The study aims to gain a better understanding of European consumers’ attitudes toward intellectual property and covers physical counterfeit goods and online digital content; our focus here will be on the latter.
Most Europeans Oppose Use of Illegal Content Sources
Given the entertainment industries’ regular and urgent calls to tackle online piracy, the EUIPO study paints a more positive picture in respect of attitudes towards illegal content.
“In general, most Europeans do not support obtaining digital content from illegal sources. The majority disagree with a variety of reasons that are sometimes used to justify this behavior, such as that it is OK if only for personal use (65 % disagree or tend to disagree with this), if the price of the content is too high (72 %), or if the content is not available via a legal source (74 %),” the report notes.
In line with most, if not all, studies in recent years, acceptance of piracy decreases with age. While 19% of citizens aged 55-64, and 18% of those aged 65 and over, believe that its acceptable to access content via illegal sources if the price is too high, acceptance rates jump to 41% and 46% in the 25-34 and 15-24 groups, respectively.
Piracy acceptance rates are also higher in the younger age groups when content isn’t available from legal sources, reaching 44% among 15 to 24-year-olds. However, the majority of Europeans (80%) say that they prefer to obtain content from legal sources, if an affordable legal option is available.
In that respect, a surprising 69% of respondents consider the quality and range of content to be better than that currently available from illegal platforms.

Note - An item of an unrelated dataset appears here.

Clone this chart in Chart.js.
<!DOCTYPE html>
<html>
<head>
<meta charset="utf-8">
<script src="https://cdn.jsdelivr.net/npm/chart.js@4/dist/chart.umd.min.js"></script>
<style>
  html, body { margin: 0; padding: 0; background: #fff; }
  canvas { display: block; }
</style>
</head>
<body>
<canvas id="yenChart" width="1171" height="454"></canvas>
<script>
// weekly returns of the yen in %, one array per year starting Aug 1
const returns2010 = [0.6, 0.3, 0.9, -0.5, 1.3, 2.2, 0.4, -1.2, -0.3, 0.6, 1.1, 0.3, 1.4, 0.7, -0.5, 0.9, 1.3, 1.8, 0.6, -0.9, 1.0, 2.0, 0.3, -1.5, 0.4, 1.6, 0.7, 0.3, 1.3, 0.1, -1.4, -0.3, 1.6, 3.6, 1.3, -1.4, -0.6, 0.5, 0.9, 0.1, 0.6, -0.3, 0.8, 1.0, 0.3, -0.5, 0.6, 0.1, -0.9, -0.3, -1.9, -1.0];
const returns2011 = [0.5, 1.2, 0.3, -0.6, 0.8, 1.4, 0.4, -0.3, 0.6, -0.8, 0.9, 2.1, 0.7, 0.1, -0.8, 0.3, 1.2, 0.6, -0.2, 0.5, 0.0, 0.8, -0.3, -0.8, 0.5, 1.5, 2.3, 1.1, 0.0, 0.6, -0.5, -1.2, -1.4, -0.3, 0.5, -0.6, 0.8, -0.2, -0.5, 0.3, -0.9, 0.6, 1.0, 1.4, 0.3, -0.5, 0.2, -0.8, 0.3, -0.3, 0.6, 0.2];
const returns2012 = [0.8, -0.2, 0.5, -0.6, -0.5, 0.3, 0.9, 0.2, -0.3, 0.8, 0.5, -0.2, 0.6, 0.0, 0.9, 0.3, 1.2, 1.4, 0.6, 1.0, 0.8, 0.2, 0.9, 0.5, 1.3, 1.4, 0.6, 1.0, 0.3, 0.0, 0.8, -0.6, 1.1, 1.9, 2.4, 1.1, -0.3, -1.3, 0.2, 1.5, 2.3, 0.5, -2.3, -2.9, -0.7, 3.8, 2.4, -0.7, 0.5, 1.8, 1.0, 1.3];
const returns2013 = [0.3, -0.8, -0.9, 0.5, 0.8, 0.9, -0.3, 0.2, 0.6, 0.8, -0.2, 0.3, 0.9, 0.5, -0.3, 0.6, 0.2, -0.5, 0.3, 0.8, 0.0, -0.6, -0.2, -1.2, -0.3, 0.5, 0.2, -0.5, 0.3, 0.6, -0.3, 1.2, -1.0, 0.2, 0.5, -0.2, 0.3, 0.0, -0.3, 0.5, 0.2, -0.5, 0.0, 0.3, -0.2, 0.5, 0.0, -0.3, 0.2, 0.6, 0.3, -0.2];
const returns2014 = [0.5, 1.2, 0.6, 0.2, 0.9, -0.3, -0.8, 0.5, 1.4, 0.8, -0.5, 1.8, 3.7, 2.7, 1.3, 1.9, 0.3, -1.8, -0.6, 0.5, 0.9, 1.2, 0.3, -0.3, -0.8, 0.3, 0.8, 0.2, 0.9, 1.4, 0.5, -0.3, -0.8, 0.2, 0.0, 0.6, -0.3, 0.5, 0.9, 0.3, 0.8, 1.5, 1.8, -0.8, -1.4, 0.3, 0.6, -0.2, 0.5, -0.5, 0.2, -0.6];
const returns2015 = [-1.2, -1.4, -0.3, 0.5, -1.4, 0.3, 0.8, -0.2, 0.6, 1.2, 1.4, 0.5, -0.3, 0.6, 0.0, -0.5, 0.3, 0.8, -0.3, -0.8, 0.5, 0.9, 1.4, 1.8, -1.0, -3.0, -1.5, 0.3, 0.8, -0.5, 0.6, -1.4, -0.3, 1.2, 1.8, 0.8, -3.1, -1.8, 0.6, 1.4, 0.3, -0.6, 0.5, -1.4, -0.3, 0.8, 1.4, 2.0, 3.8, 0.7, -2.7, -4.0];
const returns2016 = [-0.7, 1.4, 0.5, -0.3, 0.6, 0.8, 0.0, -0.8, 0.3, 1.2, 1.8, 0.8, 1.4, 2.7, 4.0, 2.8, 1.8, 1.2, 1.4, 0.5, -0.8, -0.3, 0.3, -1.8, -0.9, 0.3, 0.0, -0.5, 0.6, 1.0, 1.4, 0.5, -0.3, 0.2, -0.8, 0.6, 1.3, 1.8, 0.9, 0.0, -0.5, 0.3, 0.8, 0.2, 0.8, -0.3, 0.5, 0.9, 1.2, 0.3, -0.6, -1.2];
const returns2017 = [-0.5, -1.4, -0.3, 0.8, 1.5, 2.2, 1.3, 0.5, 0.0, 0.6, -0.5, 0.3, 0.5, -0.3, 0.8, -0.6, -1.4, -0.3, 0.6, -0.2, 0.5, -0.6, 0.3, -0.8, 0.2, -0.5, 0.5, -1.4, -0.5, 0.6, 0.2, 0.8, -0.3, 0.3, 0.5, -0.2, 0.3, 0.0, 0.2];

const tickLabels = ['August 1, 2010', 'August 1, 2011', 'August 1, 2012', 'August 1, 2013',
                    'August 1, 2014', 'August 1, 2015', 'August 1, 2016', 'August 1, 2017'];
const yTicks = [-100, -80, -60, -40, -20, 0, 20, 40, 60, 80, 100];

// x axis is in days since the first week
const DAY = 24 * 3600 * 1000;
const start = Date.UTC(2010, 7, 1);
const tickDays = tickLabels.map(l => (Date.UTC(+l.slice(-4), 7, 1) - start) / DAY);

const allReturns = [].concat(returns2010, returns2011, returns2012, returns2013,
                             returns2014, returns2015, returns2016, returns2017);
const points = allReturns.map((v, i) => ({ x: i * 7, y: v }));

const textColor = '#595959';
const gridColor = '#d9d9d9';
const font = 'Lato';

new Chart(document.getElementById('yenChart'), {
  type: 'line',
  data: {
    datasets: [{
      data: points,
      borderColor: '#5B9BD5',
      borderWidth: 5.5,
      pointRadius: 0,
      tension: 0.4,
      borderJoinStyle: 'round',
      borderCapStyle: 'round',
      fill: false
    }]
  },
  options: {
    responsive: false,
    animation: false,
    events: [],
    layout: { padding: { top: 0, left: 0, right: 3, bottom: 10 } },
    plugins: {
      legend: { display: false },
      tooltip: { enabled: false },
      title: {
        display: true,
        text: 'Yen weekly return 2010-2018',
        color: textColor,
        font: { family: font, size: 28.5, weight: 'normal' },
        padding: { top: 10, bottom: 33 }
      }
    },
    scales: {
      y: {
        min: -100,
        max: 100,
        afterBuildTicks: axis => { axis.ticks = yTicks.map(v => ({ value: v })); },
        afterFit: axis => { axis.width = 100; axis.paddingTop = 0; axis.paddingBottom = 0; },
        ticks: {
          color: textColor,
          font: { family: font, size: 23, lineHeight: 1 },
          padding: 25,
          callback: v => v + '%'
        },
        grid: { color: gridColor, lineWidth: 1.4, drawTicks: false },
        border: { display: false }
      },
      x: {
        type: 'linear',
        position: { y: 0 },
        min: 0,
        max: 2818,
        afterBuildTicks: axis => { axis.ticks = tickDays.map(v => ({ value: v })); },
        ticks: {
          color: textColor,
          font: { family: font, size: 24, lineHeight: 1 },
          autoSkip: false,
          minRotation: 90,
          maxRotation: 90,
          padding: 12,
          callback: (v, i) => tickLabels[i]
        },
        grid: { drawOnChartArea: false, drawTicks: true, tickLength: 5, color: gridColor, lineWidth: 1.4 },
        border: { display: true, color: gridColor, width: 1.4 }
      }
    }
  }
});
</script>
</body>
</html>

14% of EU Citizens Pirate, But Not Exclusively
The study found that 43% of Europeans paid to access online content from a legal service in the past 12 months. Just 14% admitted to having used illegal sources during the same period but these aren’t all hardcore pirates. Of this group, six in every 10 citizens (60%) also purchased content from legal sources, leaving a small minority overall who only consume content from illegal sources.

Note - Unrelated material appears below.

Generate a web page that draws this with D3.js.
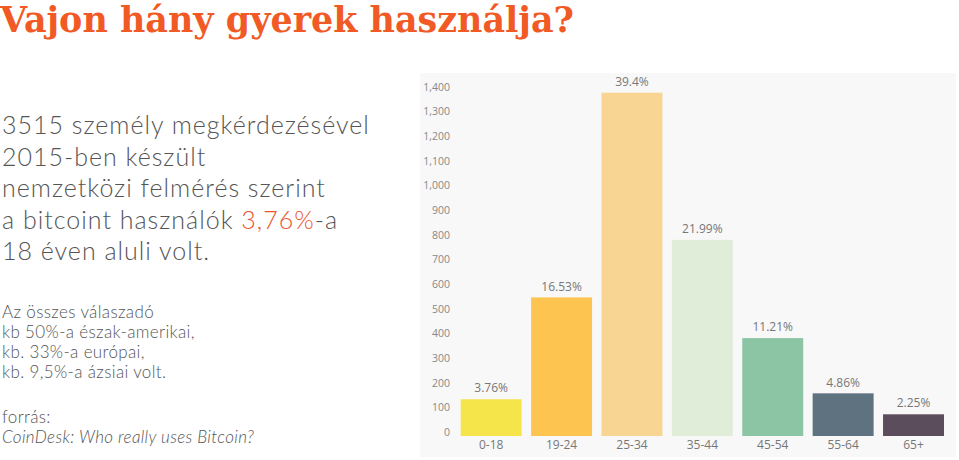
<!DOCTYPE html>
<html>
<head>
<meta charset="utf-8">
<script src="https://cdn.jsdelivr.net/npm/d3@7"></script>
<style>
  body { margin: 0; background: #fff; }
  svg { display: block; }
</style>
</head>
<body>
<svg width="959" height="460"></svg>
<script>
const ageGroups = ["0-18", "19-24", "25-34", "35-44", "45-54", "55-64", "65+"];
const respondents = [149, 562, 1392, 795, 397, 173, 88];
const shareLabels = ["3.76%", "16.53%", "39.4%", "21.99%", "11.21%", "4.86%", "2.25%"];
const barColors = ["#f5e54b", "#fdc54f", "#f9d594", "#e0edd8", "#8cc5a4", "#5f727f", "#5c4d5c"];
const yTicks = d3.range(0, 1401, 100);

const introLines = [
  ["3515 személy megkérdezésével"],
  ["2015-ben készült"],
  ["nemzetközi felmérés szerint"],
  ["a bitcoint használók ", "3,76%", "-a"],
  ["18 éven aluli volt."]
];
const regionLines = [
  "Az összes válaszadó",
  "kb 50%-a észak-amerikai,",
  "kb. 33%-a európai,",
  "kb. 9,5%-a ázsiai volt."
];

const svg = d3.select("svg");
const width = +svg.attr("width");
const height = +svg.attr("height");

// title
svg.append("text")
  .attr("x", 0)
  .attr("y", 32)
  .attr("textLength", 574)
  .attr("lengthAdjust", "spacingAndGlyphs")
  .style("font-family", "'DejaVu Serif'")
  .style("font-weight", "bold")
  .style("font-size", "35px")
  .attr("fill", "#f15a24")
  .text("Vajon hány gyerek használja?");

// left side text
const intro = svg.append("g")
  .style("font-family", "Lato, sans-serif")
  .style("font-weight", 300)
  .style("font-size", "25px")
  .style("letter-spacing", "1px")
  .attr("fill", "#555");

introLines.forEach((parts, i) => {
  const t = intro.append("text").attr("x", 2).attr("y", 134 + i * 31.5);
  parts.forEach((p, j) => {
    t.append("tspan")
      .attr("fill", parts.length > 1 && j === 1 ? "#e8552b" : null)
      .text(p);
  });
});

const notes = svg.append("g")
  .style("font-family", "Lato, sans-serif")
  .style("font-weight", 300)
  .style("font-size", "17px")
  .style("letter-spacing", "0.35px")
  .attr("fill", "#555");

regionLines.forEach((l, i) => {
  notes.append("text").attr("x", 2).attr("y", 318 + i * 20).text(l);
});
notes.append("text").attr("x", 2).attr("y", 423).text("forrás:");
notes.append("text").attr("x", 2).attr("y", 443)
  .style("font-style", "italic")
  .text("CoinDesk: Who really uses Bitcoin?");

// chart panel
svg.append("rect")
  .attr("x", 420).attr("y", 73)
  .attr("width", 536).attr("height", 384)
  .attr("fill", "#f8f8f8");

const x = d3.scaleBand()
  .domain(ageGroups)
  .range([460.7, 944])
  .paddingInner(0.134)
  .paddingOuter(0);

const y = d3.scaleLinear()
  .domain([0, 1400])
  .range([436, 90.7]);

const yAxis = d3.axisLeft(y).tickValues(yTicks).tickFormat(d3.format(",")).tickSize(0).tickPadding(4);
const xAxis = d3.axisBottom(x).tickSize(0);

const gy = svg.append("g")
  .attr("transform", "translate(454,0)")
  .call(yAxis);
gy.select(".domain").remove();
gy.selectAll("text")
  .attr("dy", "0.32em")
  .attr("y", -4)
  .attr("fill", "#888")
  .style("font-family", "'Open Sans', sans-serif")
  .style("font-size", "10.5px");

const gx = svg.append("g")
  .attr("transform", "translate(0,436)")
  .call(xAxis);
gx.select(".domain").remove();
gx.selectAll("text")
  .attr("y", 9)
  .attr("dy", "0.35em")
  .attr("fill", "#777")
  .style("font-family", "'Open Sans', sans-serif")
  .style("font-size", "12px");

svg.append("g").selectAll("rect")
  .data(respondents)
  .enter().append("rect")
  .attr("x", (d, i) => x(ageGroups[i]))
  .attr("y", d => y(d))
  .attr("width", x.bandwidth())
  .attr("height", d => y(0) - y(d))
  .attr("fill", (d, i) => barColors[i]);

svg.append("g").selectAll("text")
  .data(respondents)
  .enter().append("text")
  .attr("x", (d, i) => x(ageGroups[i]) + x.bandwidth() / 2)
  .attr("y", d => y(d) - 11)
  .attr("dy", "0.35em")
  .attr("text-anchor", "middle")
  .attr("fill", "#777")
  .style("font-family", "'Open Sans', sans-serif")
  .style("font-size", "12px")
  .text((d, i) => shareLabels[i]);
</script>
</body>
</html>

Among those who used exclusively legal sources, the main reason cited for not using illegal sources is that the content they want is available on legal platforms (44%), with 40% stating that they prefer not to use illegal platforms because of the harm this could cause to content creators.
Avoidance due to perceived dangers of pirate sites affecting either themselves or someone else was relatively low, 13% and 19%, respectively. Fear of being caught and/or fined was higher at 24%.

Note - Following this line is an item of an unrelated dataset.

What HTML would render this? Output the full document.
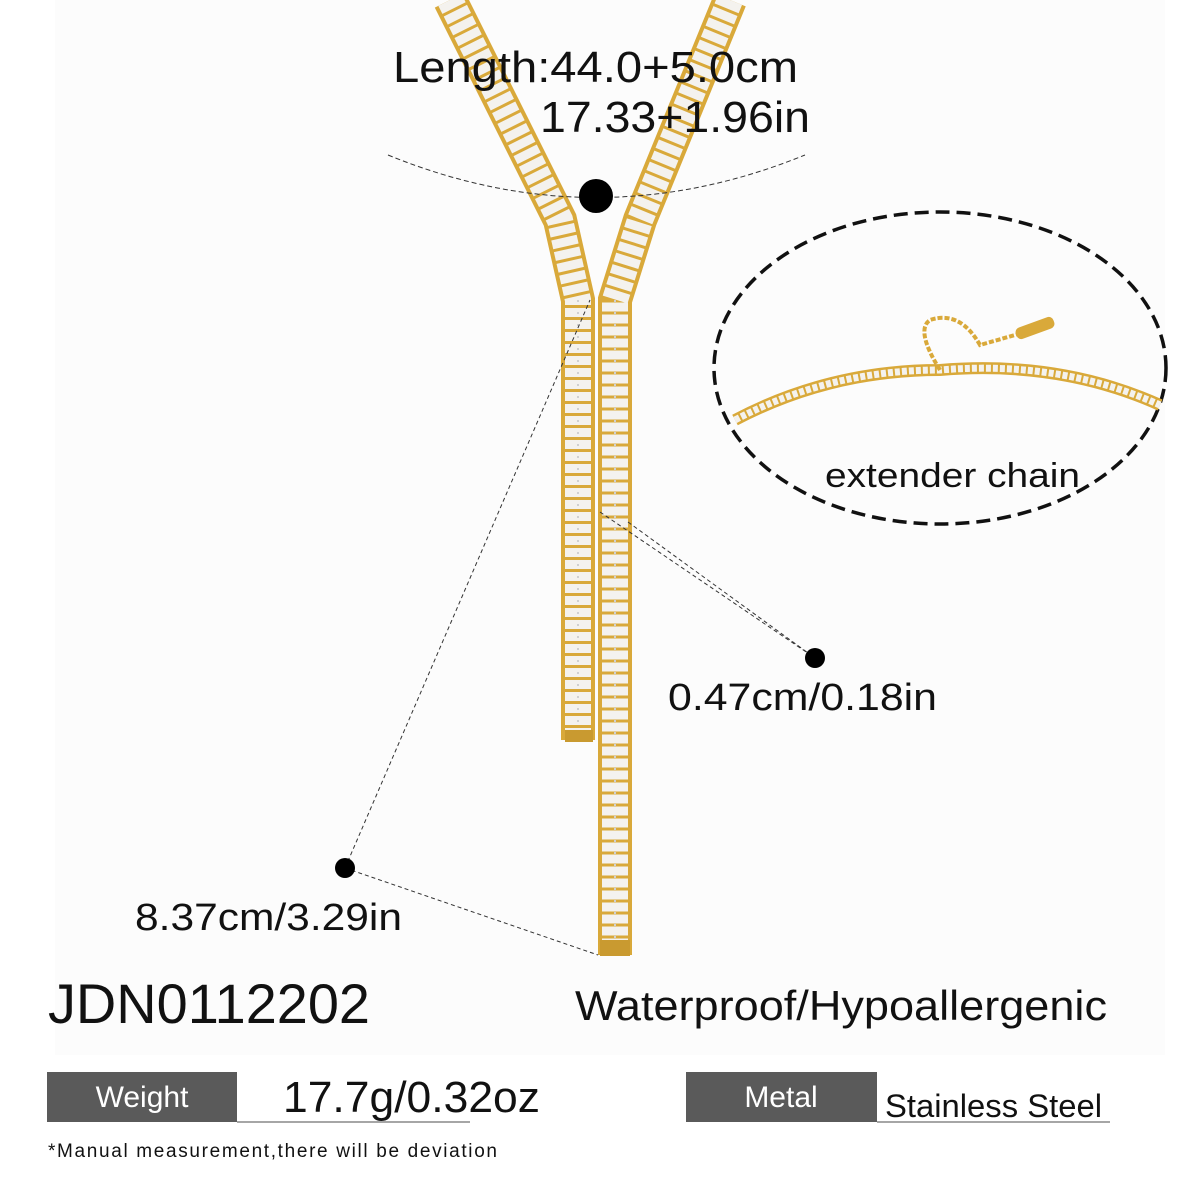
<!DOCTYPE html>
<html><head><meta charset="utf-8"><style>
html,body{margin:0;padding:0;background:#fff}
svg{display:block}
text{font-family:"Liberation Sans",sans-serif;fill:#111}
</style></head><body>
<svg width="1200" height="1200" viewBox="0 0 1200 1200" xmlns="http://www.w3.org/2000/svg">
<rect x="0" y="0" width="1200" height="1200" fill="#fff"/>
<rect x="55" y="0" width="1110" height="1055" fill="#fcfcfc"/>
<g fill="none">
 <path d="M450 0 L 560 220 L 578 300 L 578 740" stroke="#d9a93a" stroke-width="34"/>
 <path d="M450 0 L 560 220 L 578 300 L 578 740" stroke="#f4f2ee" stroke-width="26" stroke-dasharray="9 3"/>
 <path d="M730 0 L 640 220 L 615 300 L 615 955" stroke="#d9a93a" stroke-width="34"/>
 <path d="M730 0 L 640 220 L 615 300 L 615 955" stroke="#f4f2ee" stroke-width="26" stroke-dasharray="9 3"/>
 <path d="M578 300 L 578 740 M615 300 L 615 955" stroke="#d0d0d0" stroke-width="2" stroke-dasharray="2 10"/>
</g>
<rect x="565" y="730" width="28" height="12" fill="#c99a30"/>
<rect x="600" y="940" width="30" height="16" fill="#c99a30"/>
<path d="M388 155 Q 596 240 805 155" fill="none" stroke="#333" stroke-width="1" stroke-dasharray="5 3"/>
<circle cx="596" cy="196" r="17" fill="#000"/>
<text x="393" y="82" font-size="44" textLength="405" lengthAdjust="spacingAndGlyphs">Length:44.0+5.0cm</text>
<text x="540" y="132" font-size="44" textLength="270" lengthAdjust="spacingAndGlyphs">17.33+1.96in</text>
<ellipse cx="940" cy="368" rx="226" ry="156" fill="none" stroke="#111" stroke-width="3.5" stroke-dasharray="14 7"/>
<path d="M735 420 Q 830 370 940 370 Q 1060 360 1160 405" fill="none" stroke="#d9a93a" stroke-width="12"/>
<path d="M735 420 Q 830 370 940 370 Q 1060 360 1160 405" fill="none" stroke="#f4f2ee" stroke-width="7" stroke-dasharray="5 2"/>
<path d="M940 370 Q 915 330 930 320 Q 960 310 980 345 L 1050 325" fill="none" stroke="#d9a93a" stroke-width="4" stroke-dasharray="5 2"/>
<rect x="1015" y="322" width="40" height="12" rx="5" fill="#d9a93a" transform="rotate(-20 1035 328)"/>
<text x="825" y="487" font-size="34" textLength="255" lengthAdjust="spacingAndGlyphs">extender chain</text>
<line x1="600" y1="512" x2="815" y2="658" stroke="#333" stroke-width="1" stroke-dasharray="4 3"/>
<line x1="628" y1="522" x2="815" y2="658" stroke="#333" stroke-width="1" stroke-dasharray="4 3"/>
<circle cx="815" cy="658" r="10" fill="#000"/>
<text x="668" y="710" font-size="38" textLength="269" lengthAdjust="spacingAndGlyphs">0.47cm/0.18in</text>
<line x1="345" y1="868" x2="590" y2="300" stroke="#333" stroke-width="1" stroke-dasharray="4 3"/>
<line x1="345" y1="868" x2="598" y2="955" stroke="#333" stroke-width="1" stroke-dasharray="4 3"/>
<circle cx="345" cy="868" r="10" fill="#000"/>
<text x="135" y="930" font-size="38" textLength="267" lengthAdjust="spacingAndGlyphs">8.37cm/3.29in</text>
<text x="48" y="1023" font-size="56" textLength="322" lengthAdjust="spacingAndGlyphs">JDN0112202</text>
<text x="575" y="1020" font-size="42" textLength="532" lengthAdjust="spacingAndGlyphs">Waterproof/Hypoallergenic</text>
<rect x="47" y="1072" width="190" height="50" fill="#5a5a5a"/>
<text x="142" y="1107" font-size="30" text-anchor="middle" style="fill:#fff">Weight</text>
<line x1="237" y1="1122" x2="470" y2="1122" stroke="#888" stroke-width="1.5"/>
<text x="283" y="1112" font-size="44" textLength="257" lengthAdjust="spacingAndGlyphs">17.7g/0.32oz</text>
<rect x="686" y="1072" width="191" height="50" fill="#5a5a5a"/>
<text x="781" y="1107" font-size="30" text-anchor="middle" style="fill:#fff">Metal</text>
<line x1="877" y1="1122" x2="1110" y2="1122" stroke="#888" stroke-width="1.5"/>
<text x="885" y="1117" font-size="32" textLength="217" lengthAdjust="spacingAndGlyphs">Stainless Steel</text>
<text x="48" y="1157" font-size="19" textLength="449" lengthAdjust="spacing">*Manual measurement,there will be deviation</text>
</svg>
</body></html>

Overall, 82% of those surveyed agreed that obtaining content illegally carries a risk of exposure to some kind of harmful content, such as scams or content inappropriate for minors. This belief is held more among those who don’t access content online (85%) than those who do (75%).
Sports Content Popular With Pirates
While 14% of Europeans report that they accessed content from illegal sources in the previous 12 months, one type of content proved to be the biggest draw.
Sports content was obtained from illegal sources by 12% of Europeans, with 11% saying that they used a set-top box or downloaded apps. Once again, the younger the pirate, the more likely they are to access content illegally.
“Accessing content from illegal sources is considerably more common than average among younger Europeans. In the 15-24 age group, 33 % report using illegal online sources intentionally, 27 % say they have streamed content from illegal sources to watch sports, and 25 % say that they have used illicit streaming devices to access content illegally – all more than double the EU average,” the study notes.
Where Europeans Access Illegal Content
Just over four in ten Europeans (43%) who access content illegally online say they do so via dedicated websites. Roughly a third (32%) say they acquire content using social media with just under a quarter mentioning apps (23%). Peer-to-peer networks like BitTorrent and dedicated IPTV services are used less often.
“There are no marked differences between age groups or Member States when it comes to preferred channels,” the study notes.
Uploading, Sharing, Providing Content to Others
In light of the 14% of Europeans who accessed content from unlicensed sources in the preceding 12 months, that 11% overall uploaded/shared content with others seems relatively high.
In common with those who download or stream from illegal platforms, uploading is much more common among younger people. The researchers note that in the 15-24 and 25-34 groups, 25% and 21% uploaded/shared content in the preceding 12 months, a figure that drops to less than 10% among those aged 44 and above.
“There is a very strong correlation between accessing content illegally and making protected content illegally accessible by uploading it: 42 % of those who have also accessed online content from illegal sources have also uploaded protected content, while only 6 % of those who have not accessed content illegally have uploaded protected content,” the researchers add.
Justifications & Reasons to Stop Pirating Content
According to the study, those who access content online using illegal sources are more likely to believe that there are reasons to justify this behavior than those who do not. Leading justifications for accessing content illegally include ‘personal use’ (71%), legal content being too expensive (68%), and the content being unavailable on a legal service already purchased (65%).
“The impact of price and availability of offers is mirrored in the fact that a better affordability of content from legal sources and a larger offer of such are the most important reasons that users of illegal sources would stop using them (for 43 % and 37 % of Europeans, respectively),” the researchers note.
“A better understanding of the harm caused by using pirated content to the content producers or to jobs and the European economy (22 % and 21 %, respectively) are much less likely to keep people from using illegal sources.”